Last week saw the public unveiling of Amazon’s latest venture into retail technology: Amazon Go. The 1800 square foot store at the base of Amazon’s skyscraper in Seattle has been in development since 2016. After 14 months of trialling the store with Amazon employees, it is finally open to Amazon customers. Ironically, on opening day there was a massive queue to get into the store, which was conceived to prevent customers waiting in lines.
Now that the buzz has settled down a bit, the store seems to be serving its purpose. Amazon customers can dash in to grab some food and leave just as quickly. They waste no time standing around in checkout queues or even paying. So, how does this work? Let’s take a written tour of Amazon Go.
Inside Amazon Go
First of all, to shop at Amazon Go, you must be an existing Amazon customer. You also need to have a smartphone with the Amazon Go app downloaded on it. The app will give you a unique QR code, which is how the store will recognize you. Six turnstiles guard the entrance, much like ticket barriers at train stations. You have to scan your code in the app to pass through to the store. Once inside, all you have to do is shop.

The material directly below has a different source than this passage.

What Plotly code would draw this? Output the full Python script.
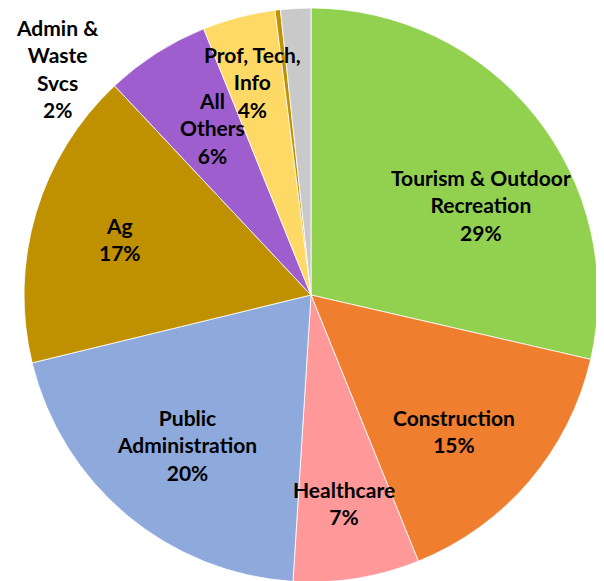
import plotly.graph_objects as go

# Data (clockwise from 12 o'clock)
categories = ["Tourism & Outdoor Recreation", "Construction", "Healthcare",
              "Public Administration", "Ag", "All Others", "Prof, Tech, Info",
              "Other", "Admin & Waste Svcs"]
values = [28.6, 15.3, 7.1, 20.2, 16.8, 5.9, 4.1, 0.3, 1.7]
label_lines = ["Tourism & Outdoor<br>Recreation<br>29%", "Construction<br>15%",
               "Healthcare<br>7%", "Public<br>Administration<br>20%", "Ag<br>17%",
               "All<br>Others<br>6%", "Prof, Tech,<br>Info<br>4%", "",
               "Admin &<br>Waste<br>Svcs<br>2%"]
colors = ["#92D050", "#F07E2F", "#FF9999", "#8EA9DB", "#BF9000",
          "#9E5ECE", "#FFD966", "#BF9000", "#C9C9C9"]

# label centre positions in window pixels (x, y from top)
label_pos = [(481, 205), (454, 431), (344, 503), (187, 445), (120, 239),
             (212, 128), (252, 82), None, (57, 69)]

W, H = 604, 581
OFF = 8  # page body margin

fig = go.Figure(go.Pie(
    labels=categories, values=values, sort=False, direction="clockwise",
    rotation=0, textinfo="none", hoverinfo="label+percent",
    marker=dict(colors=colors, line=dict(color="white", width=0.8)),
    domain=dict(x=[0.02649, 0.97682], y=[0.01205, 1.0]),
    showlegend=False,
))

for txt, pos in zip(label_lines, label_pos):
    if pos is None:
        continue
    fig.add_annotation(x=(pos[0] - OFF) / W, y=1 - (pos[1] - OFF) / H,
                       xref="paper", yref="paper",
                       text=txt, showarrow=False, xanchor="center", yanchor="middle",
                       font=dict(family="Lato", size=21, color="black", weight="bold"),
                       align="center")

fig.update_layout(width=W, height=H, margin=dict(l=0, r=0, t=0, b=0),
                  paper_bgcolor="white", plot_bgcolor="white")

fig.write_html("out.html")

The store itself is basically a mini-market, with limited stock. It seems like a typical convenience store in terms of product range. Mostly groceries, ready-to-eat meals, and some toiletries. The store mostly provides snacks, salads, and sandwiches for lunches. As you browse, sensors will know if you pick something up then put it back. Without checkouts, you don’t need a basket. You can put your items directly into a bag, or even your pockets.
How Does It Work?
If you looked up, you would see a ceiling covered in rectangular black blocks. These are the cameras which combine with analytical technological systems to track what everyone is buying. When you walk out of the store, it registers you leaving and notes everything you took. Within ten minutes, a digital receipt will arrive, and Amazon will charge your shopping to the card registered on your Amazon account. Shoplifting would be difficult to pull off with this advanced technology.
That said, with the Amazon Go app, customers have the ability to remove items from their receipts. If Amazon charges you for something you didn’t take, you can swipe to get a refund. Since this requires no proof and there is no returns system, what’s to stop people claiming a refund for things they actually did buy? Obviously, it will be easy to catch repeat offenders. But the new “Just Walk Out” technology clearly isn’t flaw-free.
What About Human Employees?
The introduction of Amazon Go has sparked debates about the automation of the retail industry. Self-checkouts have been around for a while now, and the use of robots in warehouses is developing. It’s understandable that cashiers and other store staff would worry about keeping their jobs. It seems impossible to consider a store without human staff to assist the customers, though. Even Amazon Go has human employees checking IDs in the alcohol section, handing out bags, or answering questions for shoppers.
The minimisation of human labour doesn’t always equal saving money. The technology needed to run a store like Amazon Go costs millions. To open multiple branches of these stores would be beyond the means of most chain retailers. This means it’s not very likely that we will see them popping up everywhere in the near future. In the UK at least, Amazon is still investing in a human workforce. A new distribution centre in the Midlands will create 400 jobs with benefits packages. As well as warehouse staff, the new site will require engineers and specialists in HR and IT.